● **GOAL**
Exclude the pictures, then repeat the remaining data exactly.

● **RECORDED DATA**
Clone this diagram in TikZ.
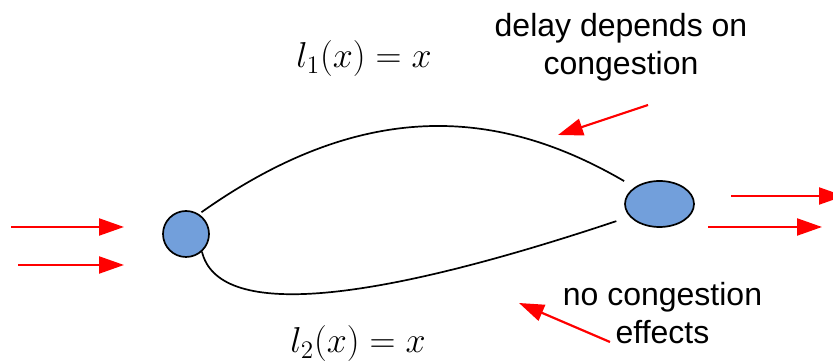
\documentclass[tikz,border=0pt]{standalone}
\usepackage{fix-cm}
\usepackage{fontspec}
\setmainfont{Liberation Sans}
\usetikzlibrary{positioning, arrows.meta, shapes.geometric}
\definecolor{netBlue}{HTML}{729FDB}
\definecolor{netRed}{HTML}{FF0000}

\begin{document}
\begin{tikzpicture}[x=0.5pt, y=0.5pt,
    vertex/.style={draw=black, line width=0.85pt, fill=netBlue, inner sep=0pt},
    link/.style={draw=black, line width=0.85pt},
    flow/.style={draw=netRed, line width=1.1pt, -{Triangle[length=12.5pt, width=8.5pt]}},
    note/.style={align=center, font=\fontsize{16}{19}\selectfont},
    cost/.style={anchor=base, font=\fontsize{18}{22}\selectfont}]
  \clip (0,0) rectangle (833,362);
  % the two nodes of the network
  \node[vertex, circle, minimum size=23pt] (src) at (186,128) {};
  \node[vertex, ellipse, minimum width=34.5pt, minimum height=23pt] (dst) at (659.5,158) {};
  % two parallel links
  \draw[link, shorten <=1.5pt, shorten >=6pt]
    (src.57) .. controls (370.5,269.5) and (506.4,249.5) .. (dst.146);
  \draw[link, shorten >=7pt]
    (src.-48) .. controls (218,44) and (362,56) .. (dst.203);
  % latency of each link
  \node[cost] (costup) at (364,294) {$l_1(x) = x$};
  \node[cost] (costdown) at (358,9) {$l_2(x) = x$};
  % traffic in and out
  \foreach \name/\xa/\xb/\yy in {in1/11/124/135, in2/18/124/97, out1/731/844/166, out2/708/822/135} {
    \coordinate (\name a) at (\xa,\yy);
    \coordinate (\name b) at (\xb,\yy);
    \draw[flow] (\name a) -- (\name b);
  }
  % remarks
  \node[note] (delaynote) at (621,314.3) {delay depends on\\congestion};
  \node[note] (flatnote) at (662.5,49.3) {no congestion\\effects};
  \coordinate (delaytail) at (648,257);
  \coordinate (delaytip) at (558,227);
  \draw[flow] (delaytail) -- (delaytip);
  \coordinate (flattail) at (610,20);
  \coordinate (flattip) at (519,59);
  \draw[flow] (flattail) -- (flattip);
\end{tikzpicture}
\end{document}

● **WRITTEN RESPONSE**
Clone this diagram in TikZ.
\documentclass[tikz,border=0pt]{standalone}
\usepackage{fix-cm}
\usepackage{fontspec}
\setmainfont{Liberation Sans}
\usetikzlibrary{positioning, arrows.meta, shapes.geometric}
\definecolor{netBlue}{HTML}{729FDB}
\definecolor{netRed}{HTML}{FF0000}

\begin{document}
\begin{tikzpicture}[x=0.5pt, y=0.5pt,
    vertex/.style={draw=black, line width=0.85pt, fill=netBlue, inner sep=0pt},
    link/.style={draw=black, line width=0.85pt},
    flow/.style={draw=netRed, line width=1.1pt, -{Triangle[length=12.5pt, width=8.5pt]}},
    note/.style={align=center, font=\fontsize{16}{19}\selectfont},
    cost/.style={anchor=base, font=\fontsize{18}{22}\selectfont}]
  \clip (0,0) rectangle (833,362);
  % the two nodes of the network
  \node[vertex, circle, minimum size=23pt] (src) at (186,128) {};
  \node[vertex, ellipse, minimum width=34.5pt, minimum height=23pt] (dst) at (659.5,158) {};
  % two parallel links
  \draw[link, shorten <=1.5pt, shorten >=6pt]
    (src.57) .. controls (370.5,269.5) and (506.4,249.5) .. (dst.146);
  \draw[link, shorten >=7pt]
    (src.-48) .. controls (218,44) and (362,56) .. (dst.203);
  % latency of each link
  \node[cost] (costup) at (364,294) {$l_1(x) = x$};
  \node[cost] (costdown) at (358,9) {$l_2(x) = x$};
  % traffic in and out
  \foreach \name/\xa/\xb/\yy in {in1/11/124/135, in2/18/124/97, out1/731/844/166, out2/708/822/135} {
    \coordinate (\name a) at (\xa,\yy);
    \coordinate (\name b) at (\xb,\yy);
    \draw[flow] (\name a) -- (\name b);
  }
  % remarks
  \node[note] (delaynote) at (621,314.3) {delay depends on\\congestion};
  \node[note] (flatnote) at (662.5,49.3) {no congestion\\effects};
  \coordinate (delaytail) at (648,257);
  \coordinate (delaytip) at (558,227);
  \draw[flow] (delaytail) -- (delaytip);
  \coordinate (flattail) at (610,20);
  \coordinate (flattip) at (519,59);
  \draw[flow] (flattail) -- (flattip);
\end{tikzpicture}
\end{document}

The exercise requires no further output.